I picked up my guitar and played an A minor chord and said as I had hundreds of times before “Oh HaShem, I wanna talk to You, I wanna get close to You, Oh HaShem, I wanna talk to You, I wanna get close to You.” As I said these words, I kept the simplicity and switched to the D minor and then an E major. And just like that, the song, Oh HaShem, was created.
On the key of Aminor, the D minor chord is really all about tefillah, it sounds so simple and pure and feels like a yearning. I believe this is the reason so many jewish songs about tefillah go to the D minor at the yearning section of the song. The E major on the other hand is a major chord, strong, full and powerful in a confident declaration manner. When saying these words I started on the A minor and sang “Oh HaShem I wanna” and then switched to the D minor to say “Talk to You” and the second time around as I got to the words “Close to You” I switched to the E major chord.
Right away I knew something huge happened so I took out my phone and recorded this video to remember the song/tefila. (See Video Below)
I climbed down the mountain and drove back to Hancock Park where I was scheduled to join Sal Litvak on his show the Accidental Talmudist, a Facebook page with over 1 million followers bringing ancient Jewish wisdom to the masses. When I arrived I just couldn’t hold it back. I taught him the song and we sang it together on the Facebook live show (See video below). It was glorifying to see thousands of people listening to a song that had been created just hours before in a nearby park. It was as if we were all praying together in a communal song to HaShem.

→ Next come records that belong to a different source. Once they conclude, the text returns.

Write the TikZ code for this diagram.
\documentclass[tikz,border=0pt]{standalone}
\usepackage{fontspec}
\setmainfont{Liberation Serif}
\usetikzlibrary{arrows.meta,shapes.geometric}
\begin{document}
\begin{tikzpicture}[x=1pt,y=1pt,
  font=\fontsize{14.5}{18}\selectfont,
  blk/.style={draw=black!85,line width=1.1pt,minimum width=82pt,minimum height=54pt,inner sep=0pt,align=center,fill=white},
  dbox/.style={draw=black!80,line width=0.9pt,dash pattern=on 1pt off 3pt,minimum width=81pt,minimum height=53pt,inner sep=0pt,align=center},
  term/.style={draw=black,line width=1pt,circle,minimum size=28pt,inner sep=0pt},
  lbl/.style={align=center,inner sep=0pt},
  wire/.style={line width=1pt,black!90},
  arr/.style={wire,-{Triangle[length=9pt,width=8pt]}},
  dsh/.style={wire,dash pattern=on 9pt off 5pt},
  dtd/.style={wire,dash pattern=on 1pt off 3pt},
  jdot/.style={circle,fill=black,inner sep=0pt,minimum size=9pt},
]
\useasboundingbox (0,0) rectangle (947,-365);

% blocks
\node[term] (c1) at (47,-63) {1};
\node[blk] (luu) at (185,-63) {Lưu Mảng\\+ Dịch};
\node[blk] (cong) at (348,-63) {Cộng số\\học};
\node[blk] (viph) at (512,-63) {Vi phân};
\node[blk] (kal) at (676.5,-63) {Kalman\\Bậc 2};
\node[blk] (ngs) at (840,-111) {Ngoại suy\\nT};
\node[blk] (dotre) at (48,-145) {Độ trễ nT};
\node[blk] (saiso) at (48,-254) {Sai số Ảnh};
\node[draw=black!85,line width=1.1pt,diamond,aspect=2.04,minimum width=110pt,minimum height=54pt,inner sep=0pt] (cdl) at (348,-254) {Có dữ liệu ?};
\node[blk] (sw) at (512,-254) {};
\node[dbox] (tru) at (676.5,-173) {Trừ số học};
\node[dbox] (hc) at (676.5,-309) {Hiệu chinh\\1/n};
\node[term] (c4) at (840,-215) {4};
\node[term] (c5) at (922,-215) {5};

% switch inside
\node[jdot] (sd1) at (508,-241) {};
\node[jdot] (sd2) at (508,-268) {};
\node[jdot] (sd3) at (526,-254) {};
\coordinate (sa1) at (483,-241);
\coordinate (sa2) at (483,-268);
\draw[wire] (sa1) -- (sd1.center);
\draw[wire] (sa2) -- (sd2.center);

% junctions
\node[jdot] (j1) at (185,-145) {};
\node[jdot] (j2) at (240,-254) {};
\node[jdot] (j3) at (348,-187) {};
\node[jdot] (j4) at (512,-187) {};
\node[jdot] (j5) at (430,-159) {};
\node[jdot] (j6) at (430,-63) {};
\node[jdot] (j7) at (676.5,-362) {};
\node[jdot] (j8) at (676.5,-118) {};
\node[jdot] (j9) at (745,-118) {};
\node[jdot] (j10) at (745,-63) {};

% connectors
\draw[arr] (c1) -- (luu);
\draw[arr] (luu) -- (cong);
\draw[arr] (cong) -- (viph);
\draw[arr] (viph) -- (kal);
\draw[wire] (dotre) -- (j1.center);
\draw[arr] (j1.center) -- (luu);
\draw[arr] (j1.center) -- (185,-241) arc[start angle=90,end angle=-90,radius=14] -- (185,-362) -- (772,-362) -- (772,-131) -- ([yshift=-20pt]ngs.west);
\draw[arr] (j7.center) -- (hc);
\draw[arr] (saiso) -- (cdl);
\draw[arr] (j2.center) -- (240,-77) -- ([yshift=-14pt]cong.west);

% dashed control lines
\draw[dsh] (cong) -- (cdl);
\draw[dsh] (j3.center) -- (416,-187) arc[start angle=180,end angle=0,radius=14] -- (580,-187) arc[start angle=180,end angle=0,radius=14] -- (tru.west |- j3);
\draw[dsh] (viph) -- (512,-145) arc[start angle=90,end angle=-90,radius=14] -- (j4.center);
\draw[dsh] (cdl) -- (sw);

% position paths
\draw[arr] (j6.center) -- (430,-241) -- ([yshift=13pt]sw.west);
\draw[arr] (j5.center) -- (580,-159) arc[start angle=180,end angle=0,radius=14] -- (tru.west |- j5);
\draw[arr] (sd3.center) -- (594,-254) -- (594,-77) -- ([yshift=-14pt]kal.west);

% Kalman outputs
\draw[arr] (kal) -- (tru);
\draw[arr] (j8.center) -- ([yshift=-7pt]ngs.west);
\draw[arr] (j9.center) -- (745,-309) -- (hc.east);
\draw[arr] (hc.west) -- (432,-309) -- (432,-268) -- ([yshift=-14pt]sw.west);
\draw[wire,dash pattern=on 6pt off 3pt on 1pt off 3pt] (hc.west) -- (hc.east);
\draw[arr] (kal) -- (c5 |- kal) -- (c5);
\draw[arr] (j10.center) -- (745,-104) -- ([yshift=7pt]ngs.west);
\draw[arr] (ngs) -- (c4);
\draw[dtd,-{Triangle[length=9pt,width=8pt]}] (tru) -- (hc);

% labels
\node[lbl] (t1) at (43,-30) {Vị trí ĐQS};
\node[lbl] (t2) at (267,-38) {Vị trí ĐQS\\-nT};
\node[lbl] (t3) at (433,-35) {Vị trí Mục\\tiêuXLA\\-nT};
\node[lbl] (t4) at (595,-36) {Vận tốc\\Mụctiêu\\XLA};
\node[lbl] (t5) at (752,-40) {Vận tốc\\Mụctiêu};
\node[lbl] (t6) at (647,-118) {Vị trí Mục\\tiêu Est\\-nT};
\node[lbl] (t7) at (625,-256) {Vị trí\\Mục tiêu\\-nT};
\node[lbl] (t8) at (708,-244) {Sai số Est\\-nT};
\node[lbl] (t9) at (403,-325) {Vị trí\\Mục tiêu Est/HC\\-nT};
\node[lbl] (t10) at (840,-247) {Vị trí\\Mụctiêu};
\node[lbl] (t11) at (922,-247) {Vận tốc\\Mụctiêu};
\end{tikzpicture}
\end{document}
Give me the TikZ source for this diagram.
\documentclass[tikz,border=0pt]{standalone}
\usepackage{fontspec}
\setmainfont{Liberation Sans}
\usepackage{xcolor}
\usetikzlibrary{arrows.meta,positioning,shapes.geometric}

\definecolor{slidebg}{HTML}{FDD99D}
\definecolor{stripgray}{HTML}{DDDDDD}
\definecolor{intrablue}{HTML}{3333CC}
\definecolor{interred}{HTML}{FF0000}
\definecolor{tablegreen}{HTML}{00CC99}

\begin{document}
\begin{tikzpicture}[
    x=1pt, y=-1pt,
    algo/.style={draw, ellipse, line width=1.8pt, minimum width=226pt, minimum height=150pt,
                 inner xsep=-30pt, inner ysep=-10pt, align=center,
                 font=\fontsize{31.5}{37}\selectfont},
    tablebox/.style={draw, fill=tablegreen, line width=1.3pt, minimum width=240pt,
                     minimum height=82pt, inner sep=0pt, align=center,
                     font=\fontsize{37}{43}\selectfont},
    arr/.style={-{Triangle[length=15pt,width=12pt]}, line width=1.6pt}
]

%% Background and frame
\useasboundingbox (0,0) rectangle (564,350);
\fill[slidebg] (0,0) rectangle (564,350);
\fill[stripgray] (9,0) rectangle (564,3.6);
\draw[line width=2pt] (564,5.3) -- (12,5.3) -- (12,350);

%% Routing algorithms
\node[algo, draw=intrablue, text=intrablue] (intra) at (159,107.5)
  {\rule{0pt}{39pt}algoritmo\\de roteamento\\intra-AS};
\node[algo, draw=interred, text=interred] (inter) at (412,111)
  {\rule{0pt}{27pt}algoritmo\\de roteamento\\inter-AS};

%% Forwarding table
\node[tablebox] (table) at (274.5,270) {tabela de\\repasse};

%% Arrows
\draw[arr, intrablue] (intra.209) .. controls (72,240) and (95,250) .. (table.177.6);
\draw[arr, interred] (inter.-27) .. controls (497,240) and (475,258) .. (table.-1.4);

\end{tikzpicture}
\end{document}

Sometime soon after, Reb Mota Frank was in LA for a Shabbos and after spending Friday night with him I asked him for some advice on how to connect with my thoughts while doing my 4 mile walk to The Westside Shul where I am the Baal Tefila Shabbos morning. He said that I should try to look down only within 6 feet ahead of me the whole way.

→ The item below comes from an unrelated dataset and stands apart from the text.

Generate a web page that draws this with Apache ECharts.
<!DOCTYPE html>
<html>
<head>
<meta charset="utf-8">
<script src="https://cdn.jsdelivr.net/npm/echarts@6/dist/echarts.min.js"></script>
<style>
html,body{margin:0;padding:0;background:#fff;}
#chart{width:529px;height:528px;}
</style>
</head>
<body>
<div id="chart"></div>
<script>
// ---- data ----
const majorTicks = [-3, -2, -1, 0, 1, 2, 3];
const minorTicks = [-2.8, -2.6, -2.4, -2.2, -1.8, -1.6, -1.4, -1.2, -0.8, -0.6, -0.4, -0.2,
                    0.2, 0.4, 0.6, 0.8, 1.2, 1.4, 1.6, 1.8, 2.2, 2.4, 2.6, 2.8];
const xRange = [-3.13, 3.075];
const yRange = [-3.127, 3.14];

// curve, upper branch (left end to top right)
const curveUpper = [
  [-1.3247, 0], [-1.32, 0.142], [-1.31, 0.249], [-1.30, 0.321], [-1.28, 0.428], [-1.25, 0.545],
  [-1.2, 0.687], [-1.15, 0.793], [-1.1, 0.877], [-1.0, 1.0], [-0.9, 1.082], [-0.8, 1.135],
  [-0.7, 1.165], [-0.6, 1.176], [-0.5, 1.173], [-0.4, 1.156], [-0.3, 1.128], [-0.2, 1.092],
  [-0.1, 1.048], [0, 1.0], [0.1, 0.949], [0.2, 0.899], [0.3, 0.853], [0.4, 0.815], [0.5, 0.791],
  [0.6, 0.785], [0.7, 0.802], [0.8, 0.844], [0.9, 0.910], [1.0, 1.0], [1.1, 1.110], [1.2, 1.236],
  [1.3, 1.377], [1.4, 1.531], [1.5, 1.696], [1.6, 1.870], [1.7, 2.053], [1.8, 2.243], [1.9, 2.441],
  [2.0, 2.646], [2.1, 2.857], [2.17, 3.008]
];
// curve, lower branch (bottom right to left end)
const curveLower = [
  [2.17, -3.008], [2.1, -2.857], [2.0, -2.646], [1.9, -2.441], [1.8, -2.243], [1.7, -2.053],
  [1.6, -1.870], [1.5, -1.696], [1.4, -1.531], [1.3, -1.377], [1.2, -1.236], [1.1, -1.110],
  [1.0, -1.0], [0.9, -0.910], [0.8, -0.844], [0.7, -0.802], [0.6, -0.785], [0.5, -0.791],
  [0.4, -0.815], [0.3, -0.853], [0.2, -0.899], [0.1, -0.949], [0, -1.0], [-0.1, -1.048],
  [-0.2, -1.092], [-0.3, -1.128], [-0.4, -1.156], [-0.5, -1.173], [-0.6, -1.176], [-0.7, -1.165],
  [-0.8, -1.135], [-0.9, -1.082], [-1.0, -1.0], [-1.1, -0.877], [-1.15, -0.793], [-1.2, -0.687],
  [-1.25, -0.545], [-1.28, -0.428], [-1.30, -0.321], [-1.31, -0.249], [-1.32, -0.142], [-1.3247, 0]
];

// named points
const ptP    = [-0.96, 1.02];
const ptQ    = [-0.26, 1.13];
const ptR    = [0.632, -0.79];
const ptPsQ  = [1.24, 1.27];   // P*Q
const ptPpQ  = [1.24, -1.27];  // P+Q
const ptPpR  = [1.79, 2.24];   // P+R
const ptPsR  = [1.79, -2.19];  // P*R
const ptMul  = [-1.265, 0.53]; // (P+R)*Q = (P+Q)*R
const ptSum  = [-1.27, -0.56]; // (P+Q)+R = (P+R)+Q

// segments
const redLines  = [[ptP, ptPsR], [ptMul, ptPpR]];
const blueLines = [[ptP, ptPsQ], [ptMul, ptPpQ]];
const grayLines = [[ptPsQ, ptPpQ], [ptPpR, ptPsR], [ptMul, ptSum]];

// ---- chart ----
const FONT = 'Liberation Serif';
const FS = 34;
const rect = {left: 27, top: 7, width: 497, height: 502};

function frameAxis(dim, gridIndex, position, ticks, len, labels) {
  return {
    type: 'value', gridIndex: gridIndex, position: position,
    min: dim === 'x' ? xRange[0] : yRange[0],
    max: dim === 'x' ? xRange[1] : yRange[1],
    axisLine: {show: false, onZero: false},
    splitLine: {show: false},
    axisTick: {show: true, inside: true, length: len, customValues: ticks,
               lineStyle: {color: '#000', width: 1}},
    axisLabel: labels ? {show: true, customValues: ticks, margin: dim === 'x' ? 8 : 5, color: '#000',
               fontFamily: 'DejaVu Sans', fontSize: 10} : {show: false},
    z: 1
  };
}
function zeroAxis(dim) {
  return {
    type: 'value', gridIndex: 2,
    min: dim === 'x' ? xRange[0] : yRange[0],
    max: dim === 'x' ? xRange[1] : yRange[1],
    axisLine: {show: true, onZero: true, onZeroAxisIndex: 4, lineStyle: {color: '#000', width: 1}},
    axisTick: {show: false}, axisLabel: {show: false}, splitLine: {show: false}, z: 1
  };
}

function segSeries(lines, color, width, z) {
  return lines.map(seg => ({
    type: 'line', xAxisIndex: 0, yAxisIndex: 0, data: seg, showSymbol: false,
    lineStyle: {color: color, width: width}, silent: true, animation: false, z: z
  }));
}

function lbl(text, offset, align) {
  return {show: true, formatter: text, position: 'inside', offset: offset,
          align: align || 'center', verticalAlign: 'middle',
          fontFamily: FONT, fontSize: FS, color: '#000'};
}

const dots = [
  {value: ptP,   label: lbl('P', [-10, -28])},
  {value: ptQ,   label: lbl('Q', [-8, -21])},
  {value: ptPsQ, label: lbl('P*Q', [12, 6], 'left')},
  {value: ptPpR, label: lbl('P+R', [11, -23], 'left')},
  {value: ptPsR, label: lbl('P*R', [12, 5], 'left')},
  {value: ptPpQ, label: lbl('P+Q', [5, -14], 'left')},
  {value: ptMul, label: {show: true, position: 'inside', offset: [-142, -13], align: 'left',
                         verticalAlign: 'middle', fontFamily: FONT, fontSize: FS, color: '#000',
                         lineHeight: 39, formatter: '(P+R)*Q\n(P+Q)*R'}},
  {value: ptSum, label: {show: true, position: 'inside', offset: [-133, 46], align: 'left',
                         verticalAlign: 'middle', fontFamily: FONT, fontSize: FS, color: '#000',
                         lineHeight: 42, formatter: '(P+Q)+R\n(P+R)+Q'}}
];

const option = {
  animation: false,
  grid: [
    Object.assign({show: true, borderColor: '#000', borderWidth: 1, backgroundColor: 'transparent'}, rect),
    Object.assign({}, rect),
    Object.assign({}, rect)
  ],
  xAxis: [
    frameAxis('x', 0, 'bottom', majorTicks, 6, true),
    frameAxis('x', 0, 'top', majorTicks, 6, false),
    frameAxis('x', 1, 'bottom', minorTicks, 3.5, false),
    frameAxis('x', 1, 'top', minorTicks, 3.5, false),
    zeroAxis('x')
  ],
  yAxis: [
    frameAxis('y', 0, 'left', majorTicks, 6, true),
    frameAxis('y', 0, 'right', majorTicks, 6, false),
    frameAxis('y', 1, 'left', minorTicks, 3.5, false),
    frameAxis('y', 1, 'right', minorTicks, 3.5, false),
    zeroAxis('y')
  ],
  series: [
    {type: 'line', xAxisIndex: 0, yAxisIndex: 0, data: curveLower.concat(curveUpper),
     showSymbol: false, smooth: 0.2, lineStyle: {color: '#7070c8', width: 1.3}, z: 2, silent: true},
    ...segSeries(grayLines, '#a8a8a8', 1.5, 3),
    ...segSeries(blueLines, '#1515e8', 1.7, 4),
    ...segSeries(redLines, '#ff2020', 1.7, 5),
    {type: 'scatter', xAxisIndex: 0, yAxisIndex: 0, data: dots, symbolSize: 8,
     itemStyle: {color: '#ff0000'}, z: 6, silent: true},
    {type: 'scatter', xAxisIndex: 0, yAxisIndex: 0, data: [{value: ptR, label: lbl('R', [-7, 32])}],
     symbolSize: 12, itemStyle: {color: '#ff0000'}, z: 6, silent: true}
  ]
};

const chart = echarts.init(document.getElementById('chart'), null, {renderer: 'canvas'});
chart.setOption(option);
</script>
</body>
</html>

The next morning on my way back from TWS I walked the whole way back home only looking within 6 feet and had written the first verse to this song. It is a common mistake that Gashmiyus, materialism is bad and one needs to only focus on Ruchniyos, spirituality. The truth is that Gashmiyus is necessary and very much part of our spiritual journey however, we just need to let it know that it must have Achdus, unity with our Ruchniyos. I was excited to share this with Reb Mota and glad to get his approval.
I don't recall exactly when I wrote the second verse but the concept of “we are a piece of HaShem” is something that I heard a lot from my father and when I realized what that meant I knew it had to be in this song because if we really understood that we are one with HaShem of course we’d want to talk to Him even if we feel “really far” because we would always know who we “really are” and that He is waiting for us to talk to him.

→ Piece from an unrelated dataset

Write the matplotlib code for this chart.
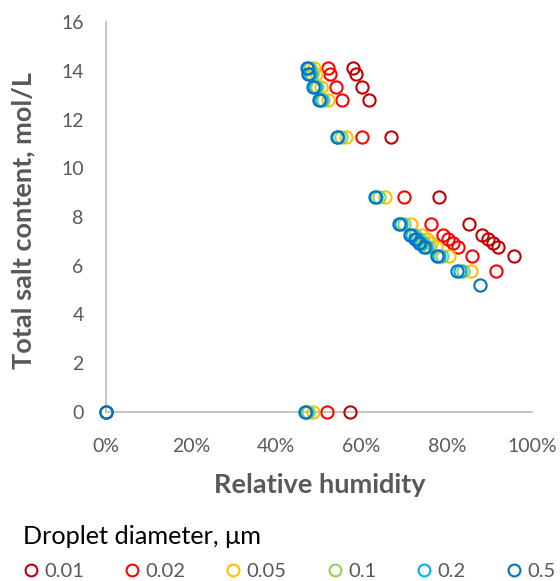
import matplotlib
matplotlib.use("Agg")
import matplotlib.pyplot as plt
from matplotlib.lines import Line2D
from matplotlib.ticker import PercentFormatter

plt.rcParams['font.family'] = ['Lato', 'DejaVu Sans']

# droplet diameters (um) and series colours
diameters = ["0.01", "0.02", "0.05", "0.1", "0.2", "0.5"]
colors = ["#C00000", "#FF0000", "#FFC000", "#92D050", "#00B0F0", "#0070C0"]

# relative humidity (fraction) / total salt content (mol/L) per diameter
rh_001 = [0.0, 0.572, 0.581, 0.587, 0.600, 0.617, 0.669, 0.782, 0.851, 0.883, 0.896, 0.908, 0.921, 0.958]
salt_001 = [0, 0, 14.10, 13.85, 13.35, 12.80, 11.30, 8.82, 7.70, 7.28, 7.08, 6.92, 6.76, 6.38]

rh_002 = [0.0, 0.518, 0.522, 0.526, 0.540, 0.555, 0.600, 0.700, 0.764, 0.792, 0.803, 0.815, 0.827, 0.860, 0.915]
salt_002 = [0, 0, 14.10, 13.85, 13.35, 12.80, 11.30, 8.82, 7.70, 7.28, 7.08, 6.92, 6.76, 6.38, 5.78]

rh_005 = [0.0, 0.485, 0.489, 0.494, 0.506, 0.521, 0.563, 0.656, 0.715, 0.742, 0.753, 0.764, 0.775, 0.806, 0.857]
salt_005 = [0, 0, 14.10, 13.85, 13.35, 12.80, 11.30, 8.82, 7.70, 7.28, 7.08, 6.92, 6.76, 6.38, 5.78]

rh_01 = [0.0, 0.475, 0.479, 0.483, 0.495, 0.510, 0.551, 0.642, 0.700, 0.726, 0.737, 0.747, 0.759, 0.789, 0.839]
salt_01 = [0, 0, 14.10, 13.85, 13.35, 12.80, 11.30, 8.82, 7.70, 7.28, 7.08, 6.92, 6.76, 6.38, 5.78]

rh_02 = [0.0, 0.470, 0.474, 0.478, 0.490, 0.504, 0.545, 0.635, 0.692, 0.719, 0.730, 0.740, 0.751, 0.781, 0.830]
salt_02 = [0, 0, 14.10, 13.85, 13.35, 12.80, 11.30, 8.82, 7.70, 7.28, 7.08, 6.92, 6.76, 6.38, 5.78]

rh_05 = [0.0, 0.467, 0.471, 0.475, 0.487, 0.501, 0.542, 0.631, 0.688, 0.714, 0.725, 0.735, 0.746, 0.776, 0.825, 0.878]
salt_05 = [0, 0, 14.10, 13.85, 13.35, 12.80, 11.30, 8.82, 7.70, 7.28, 7.08, 6.92, 6.76, 6.38, 5.78, 5.22]

rh_all = [rh_001, rh_002, rh_005, rh_01, rh_02, rh_05]
salt_all = [salt_001, salt_002, salt_005, salt_01, salt_02, salt_05]

grey = "#595959"
axis_grey = "#BFBFBF"

fig = plt.figure(figsize=(5.6, 5.81), dpi=100)
ax = fig.add_axes([0.189, 0.291, 0.761, 0.671])

for x, y, c in zip(rh_all, salt_all, colors):
    ax.plot(x, y, linestyle="none", marker="o", markersize=8.8,
            markerfacecolor="none", markeredgecolor=c, markeredgewidth=1.5,
            clip_on=False)

ax.set_xlim(0, 1)
ax.set_ylim(0, 16)
ax.set_xticks([0, 0.2, 0.4, 0.6, 0.8, 1.0])
ax.set_yticks(range(0, 17, 2))
ax.xaxis.set_major_formatter(PercentFormatter(1.0, decimals=0))

for s in ["top", "right"]:
    ax.spines[s].set_visible(False)
for s in ["left", "bottom"]:
    ax.spines[s].set_color(axis_grey)
    ax.spines[s].set_linewidth(1.3)
    ax.spines[s].set_zorder(0)

ax.tick_params(length=0, labelsize=14, labelcolor=grey)
ax.tick_params(axis="x", pad=18.5)
ax.tick_params(axis="y", pad=16)

ax.set_xlabel("Relative humidity", fontsize=19.5, fontweight="bold", color=grey)
ax.set_ylabel("Total salt content, mol/L", fontsize=19.5, fontweight="bold", color=grey)
ax.xaxis.set_label_coords(0.501, -0.157)
ax.yaxis.set_label_coords(-0.165, 0.49)

handles = [Line2D([], [], linestyle="none", marker="o", markersize=8.5,
                  markerfacecolor="none", markeredgecolor=c, markeredgewidth=1.5)
           for c in colors]
leg = fig.legend(handles, diameters, ncol=6, loc="lower left",
                 bbox_to_anchor=(0.041, 0.002), borderaxespad=0, borderpad=0,
                 frameon=False, title="Droplet diameter, \u03bcm", title_fontsize=18.2,
                 fontsize=14.5, alignment="left", handletextpad=0.3,
                 handlelength=0.75, columnspacing=2.0, labelspacing=0.75,
                 labelcolor=grey)
leg.get_title().set_color("black")

fig.savefig("out.png", dpi=100)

The third verse came along by the Orlofsky home in Woodmere New York, after a Shabbos of in depth discussion with Moshe Orlofsky about HaShem and the role He plays in our life. It was a fun and challenging conversation which continued on to Saturday night with his brothers Daniel, Eitan and Ami. I remember grabbing my guitar to sing Oh HaShem with them. We then began to speak about Hisbodedus and the question came up “Why do we go to the woods to pray to HaShem” I answered that there in the woods all the trees and grass are singing praise to HaShem and it’s an environment extremely conducive to prayer. Moshe Orlofsky then mentioned it’s like the birds, we know when they tweet they are actually singing songs of praise to HaShem. And right there, in the Orlofsky home, the final part of “Oh HaShem” was composed.
Over the past almost 4 years this song has become my personal prayer every time I start a conversation with HaShem as well as my signature song which I perform at many events.
It started in Calabasas Yeshiva just weeks after it was composed (See Video Below) and then it became the song we sang at all the uplifting events with the Waterbury boys starting at the epic Kumzitz in Stowe Vermont in February 2018 and continuing on in Durham that Lag Baomer and multiple times thereafter. At Valley Torah High School annual Shabbatons 2016 thru 2019 we sang it every year as well.
Calabasas Yeshiva Kumzitz 2016
Right at the inception of “Oh HaShem” I introduced it to the men at The Westside Shul one Shabbos at the weekly Kiddush Fabrengens and it quickly became a regular song which the kids would often sing with me as well. Years later on Lag Baomer 2019 we had a beautiful performance by the children of The Westside Shul singing the song.
The Westside Shul Lag Baomer 2019
November 2018, I was asked to perform at the annual Aish International Conference in Newport Beach and on Saturday night we performed Oh HaShem. It was professionally recorded and later mixed by Ami Kozak. Click here to enjoy that audio recording.
June 2020, I decided that I would release my next single with Mendy Portnoy as the producer. I sent Mendy 5 of my songs to see which he recommends is the best of them. I’ll never forget, June 18th, I had taken my first flight since Quarantine began back in March. I had just arrived in Telluride Colorado and as the taxi approached the town of Telluride amidst the beautiful mountain top scenery famous for the Coors Lite Beer bottle imagery I got a call from Mendy saying that he really liked Oh HaShem and thought it was the best of the 5. By June 30th I had the first sample (listen here) The rest is history.